It may be too soon for Sen. Bernie Sanders (I-Vt.) to measure the drapes in the Oval Office. But as he continues to lead the race for the Democratic presidential nomination, the possibility that Sanders could leave the Senate for the White House has become, well, more possible.
"I mean, there's a lot of ifs there, obviously, but this conversation is probably much different today than it was a month ago," Vermont Gov. Phil Scott said Thursday.
So what would happen to Sanders' Senate seat if he were to move up Pennsylvania Avenue?
Under Vermont law, the governor has six months from the date a vacancy occurs to hold a special election. The winner would complete Sanders' term, which expires in January 2025. The governor is also empowered to appoint an interim senator to fill the post until the special election took place.
Scott, a Republican, said he would abide by Vermont's tradition of naming a replacement from the same party as the outgoing officeholder — in Sanders' case, an independent.
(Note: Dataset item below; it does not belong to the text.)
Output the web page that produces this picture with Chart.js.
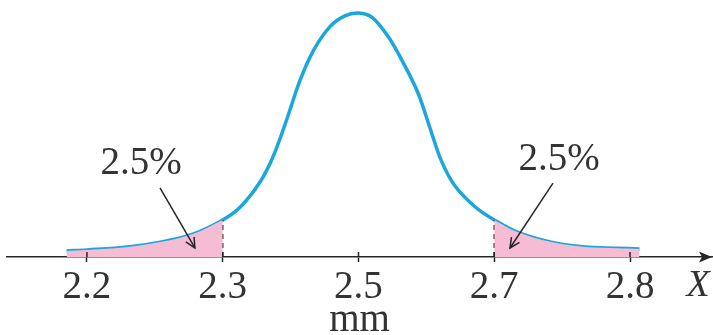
<!DOCTYPE html>
<html>
<head>
<meta charset="utf-8">
<script src="https://cdn.jsdelivr.net/npm/chart.js@4"></script>
<style>
  html, body { margin: 0; padding: 0; background: #fff; }
  canvas { display: block; }
</style>
</head>
<body>
<canvas id="normalChart" width="713" height="335"></canvas>
<script>
// tick positions on the (schematic) axis and their labels
const tickPos = [0, 1, 2, 3, 4];
const tickLabels = ["2.2", "2.3", "2.5", "2.7", "2.8"];

// bell curve (x in tick units, y relative to peak)
const curveX = [-0.15, 0.0, 0.3, 0.54, 0.78, 1.0, 1.13, 1.27, 1.37, 1.47, 1.57, 1.67, 1.79, 1.9, 2.0,
  2.1, 2.22, 2.34, 2.44, 2.52, 2.61, 2.71, 2.86, 3.0, 3.17, 3.42, 3.67, 3.91, 4.07];
const curveY = [0.025, 0.029, 0.041, 0.061, 0.094, 0.152, 0.205, 0.303, 0.41, 0.561, 0.725, 0.848, 0.944, 0.988, 1.0,
  0.982, 0.902, 0.785, 0.67, 0.54, 0.395, 0.292, 0.205, 0.152, 0.102, 0.061, 0.041, 0.036, 0.033];

// shaded tails
const cutLeft = 1; // 2.3
const cutRight = 3; // 2.7
const tailText = ["2.5%", "2.5%"];

const curve = curveX.map((x, i) => ({ x: x, y: curveY[i] }));
const leftTail = curve.filter((p) => p.x <= cutLeft);
const rightTail = curve.filter((p) => p.x >= cutRight);
const hLeft = curveY[curveX.indexOf(cutLeft)];
const hRight = curveY[curveX.indexOf(cutRight)];

const ink = "#262626";
const serif = "'Liberation Serif', 'DejaVu Serif', serif";

// arrows, labels and the axis arrow head
const extras = {
  id: "extras",
  afterDatasetsDraw(chart) {
    const ctx = chart.ctx;
    const xs = chart.scales.x;
    const ys = chart.scales.y;
    const px = (v) => xs.getPixelForValue(v);
    const py = (v) => ys.getPixelForValue(v);
    const axisY = py(0);

    ctx.save();
    ctx.strokeStyle = ink;
    ctx.fillStyle = ink;
    ctx.lineWidth = 1.5;

    // tick marks poking above the axis
    tickPos.forEach((t) => {
      ctx.beginPath();
      ctx.moveTo(px(t), axisY);
      ctx.lineTo(px(t), axisY - 5);
      ctx.stroke();
    });

    // axis arrow head
    const right = chart.chartArea.right;
    ctx.beginPath();
    ctx.moveTo(right, axisY);
    ctx.lineTo(right - 13, axisY - 5.5);
    ctx.lineTo(right - 10, axisY);
    ctx.lineTo(right - 13, axisY + 5.5);
    ctx.closePath();
    ctx.fill();

    // pointer arrows
    const arrows = [
      [0.538, 0.283, 0.795, 0.037],
      [3.433, 0.303, 3.116, 0.037],
    ];
    arrows.forEach((a) => {
      const x1 = px(a[0]), y1 = py(a[1]), x2 = px(a[2]), y2 = py(a[3]);
      const ang = Math.atan2(y2 - y1, x2 - x1);
      ctx.beginPath();
      ctx.moveTo(x1, y1);
      ctx.lineTo(x2, y2);
      ctx.stroke();
      ctx.beginPath();
      ctx.moveTo(x2 - 11 * Math.cos(ang - 0.45), y2 - 11 * Math.sin(ang - 0.45));
      ctx.lineTo(x2, y2);
      ctx.lineTo(x2 - 11 * Math.cos(ang + 0.45), y2 - 11 * Math.sin(ang + 0.45));
      ctx.stroke();
    });

    // labels
    ctx.fillStyle = "#333";
    ctx.textAlign = "center";
    ctx.textBaseline = "middle";
    ctx.font = "39px " + serif;
    ctx.fillText(tailText[0], px(0.398), py(0.381));
    ctx.fillText(tailText[1], px(3.477), py(0.398));
    ctx.font = "italic 38px " + serif;
    ctx.fillText("X", 698, 286);
    ctx.restore();
  },
};

const smooth = { showLine: true, pointRadius: 0, tension: 0.35 };

new Chart(document.getElementById("normalChart"), {
  type: "scatter",
  data: {
    datasets: [
      {
        ...smooth,
        data: leftTail,
        borderWidth: 0,
        fill: "origin",
        backgroundColor: "#f6bcd4",
      },
      {
        ...smooth,
        data: rightTail,
        borderWidth: 0,
        fill: "origin",
        backgroundColor: "#f6bcd4",
      },
      {
        data: [{ x: cutLeft, y: 0 }, { x: cutLeft, y: hLeft }],
        showLine: true,
        borderColor: ink,
        borderWidth: 1.5,
        borderDash: [5, 4],
        pointRadius: 0,
      },
      {
        data: [{ x: cutRight, y: 0 }, { x: cutRight, y: hRight }],
        showLine: true,
        borderColor: ink,
        borderWidth: 1.5,
        borderDash: [5, 4],
        pointRadius: 0,
      },
      {
        ...smooth,
        data: curve,
        borderColor: "#1ba6dc",
        borderWidth: 3.5,
      },
    ],
  },
  options: {
    responsive: false,
    animation: false,
    layout: { padding: { left: 7, right: 1, top: 0, bottom: 0 } },
    plugins: {
      legend: { display: false },
      tooltip: { enabled: false },
    },
    scales: {
      x: {
        type: "linear",
        min: -0.589,
        max: 4.604,
        afterBuildTicks: (scale) => {
          scale.ticks = tickPos.map((v) => ({ value: v }));
        },
        afterFit: (scale) => {
          scale.height = 78;
        },
        border: { display: true, color: ink, width: 1.5 },
        grid: {
          display: true,
          drawOnChartArea: false,
          drawTicks: true,
          tickLength: 5,
          tickColor: ink,
          tickWidth: 1.5,
        },
        ticks: {
          autoSkip: false,
          maxRotation: 0,
          padding: 2,
          color: "#333",
          font: { family: serif, size: 39 },
          callback: (v) => tickLabels[tickPos.indexOf(v)],
        },
        title: {
          display: true,
          text: "mm",
          color: "#333",
          font: { family: serif, size: 39, lineHeight: 0.75 },
          padding: { top: 0, bottom: 0 },
        },
      },
      y: {
        display: false,
        min: 0,
        max: 1.053,
      },
    },
  },
  plugins: [extras],
});
</script>
</body>
</html>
The governor said he would not appoint anyone to the interim position who planned to run in the special election because doing so would give that person "a leg up" in the race.
"I wouldn't think that would be fair," he said. "So I'd probably try to find an independent who is not affiliated with either party and not seeking to become the next senator."
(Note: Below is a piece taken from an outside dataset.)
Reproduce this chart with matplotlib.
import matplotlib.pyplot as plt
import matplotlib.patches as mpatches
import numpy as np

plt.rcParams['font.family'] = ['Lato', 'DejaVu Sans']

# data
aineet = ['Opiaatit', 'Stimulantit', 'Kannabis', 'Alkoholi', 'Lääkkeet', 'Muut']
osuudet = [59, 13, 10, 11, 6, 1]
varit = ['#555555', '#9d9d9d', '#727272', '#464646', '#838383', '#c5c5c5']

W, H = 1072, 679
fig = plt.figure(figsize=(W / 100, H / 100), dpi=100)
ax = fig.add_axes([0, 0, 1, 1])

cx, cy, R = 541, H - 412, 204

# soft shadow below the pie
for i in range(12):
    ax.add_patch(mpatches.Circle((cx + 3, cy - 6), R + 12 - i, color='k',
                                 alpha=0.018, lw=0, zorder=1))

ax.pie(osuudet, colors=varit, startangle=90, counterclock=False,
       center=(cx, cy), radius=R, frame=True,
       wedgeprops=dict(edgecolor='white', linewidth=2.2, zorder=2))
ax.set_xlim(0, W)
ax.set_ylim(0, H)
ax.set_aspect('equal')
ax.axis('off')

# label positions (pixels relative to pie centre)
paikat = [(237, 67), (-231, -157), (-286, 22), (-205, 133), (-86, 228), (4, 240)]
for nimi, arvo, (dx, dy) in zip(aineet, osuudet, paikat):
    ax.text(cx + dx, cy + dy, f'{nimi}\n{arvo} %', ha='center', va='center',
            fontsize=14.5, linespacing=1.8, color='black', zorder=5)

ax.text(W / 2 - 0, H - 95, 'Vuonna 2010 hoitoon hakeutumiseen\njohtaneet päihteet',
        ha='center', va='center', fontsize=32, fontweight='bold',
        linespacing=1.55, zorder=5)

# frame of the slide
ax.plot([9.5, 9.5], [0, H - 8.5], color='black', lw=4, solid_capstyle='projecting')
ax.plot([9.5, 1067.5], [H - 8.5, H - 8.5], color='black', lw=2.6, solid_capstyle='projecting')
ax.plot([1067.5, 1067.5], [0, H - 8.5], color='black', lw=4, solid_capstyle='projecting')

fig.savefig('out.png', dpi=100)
Scott said he would not necessarily pick an independent who would caucus with Senate Democrats, as Sanders does. That could have major ramifications for the balance of power in the Senate, depending on how evenly divided the body is after the 2020 election. When the late Vermont senator Jim Jeffords left the Republican Party in 2001 and became an independent who caucused with Democrats, it cost the GOP its majority.
"I think I would be looking for somebody that fits all the qualifications and is independent by nature, and I don't know [that] I would have a litmus test of any other sort," Scott said.
It's possible the decision wouldn't even be up to Scott. He is up for reelection this fall and hasn't said whether he will seek a third two-year term. Because Vermont's governor is sworn in two weeks before the president, the winner of this fall's gubernatorial race could end up filling a potential vacancy.
File: James Buck
Lt. Gov. David Zuckerman
Lt. Gov. David Zuckerman, a Progressive/Democrat, is one of at least two candidates vying for the Democratic gubernatorial nomination. A close ally of Sanders', Zuckerman said that if he were governor, he would appoint "someone who embodies the issues and values of Sen. Sanders." Unlike Scott, he said he would prefer to name an interim senator who planned to run for the position.
"For Vermont's continuity, it would be better if someone was appointed who would be elected, rather than having a six-month senator and then a three-and-a-half-year senator," he said.
Zuckerman said he would be open to appointing either an independent or a Democrat, but he would only choose a candidate who committed to caucusing with the Democrats. Referring to Senate Majority Leader Mitch McConnell (R-Ky.) as "the worst politician in Washington," Zuckerman said he would have one litmus test: "I would not appoint anyone who would vote for [McConnell] to be majority leader."
Gender might also play a role in Zuckerman's decision, he said. "All else being equal, I would tilt towards a woman over a man — but issues come first," he said.
File: Jeb Wallace-Brodeur
Rebecca Holcombe, a former education secretary who is also seeking the Democratic gubernatorial nomination, said she would only consider Democrats for the job.
"I would appoint the absolute best person and, yes, I would appoint a Democrat," she said. "I think the person who replaces the senator would be somebody who reflects the basic values and goals that Vermonters put [Sanders] in place to represent."
Holcombe said she did not have an opinion as to whether an interim senator should run in the special election, but she did express a preference for somebody who would bring gender diversity to a congressional delegation that has never included a woman.
"I think right now, given where we are in the Senate, I think it's particularly important to make sure we have women's voices at the table," she said. "Some of the issues that are really at stake, I think women may be uniquely positioned to speak to some of those."
According to Gregory Sanford, the former state archivist, no governor in recent Vermont history has appointed a senator from a different party than the person he replaced. That's largely a function of the fact that, from 1855 until 1963, every Vermont governor and senator was a Republican.
The last senatorial appointment was in 1971, following the death of Republican senator Winston Prouty. Governor Deane Davis, a member of the GOP, appointed then-U.S. representative Robert Stafford, also a Republican, to fill the position on an interim basis. The next year, Stafford won a special election to finish Prouty's term.
Among the candidates Stafford defeated that year? Liberty Union nominee Bernie Sanders, who won 2.2 percent of the vote.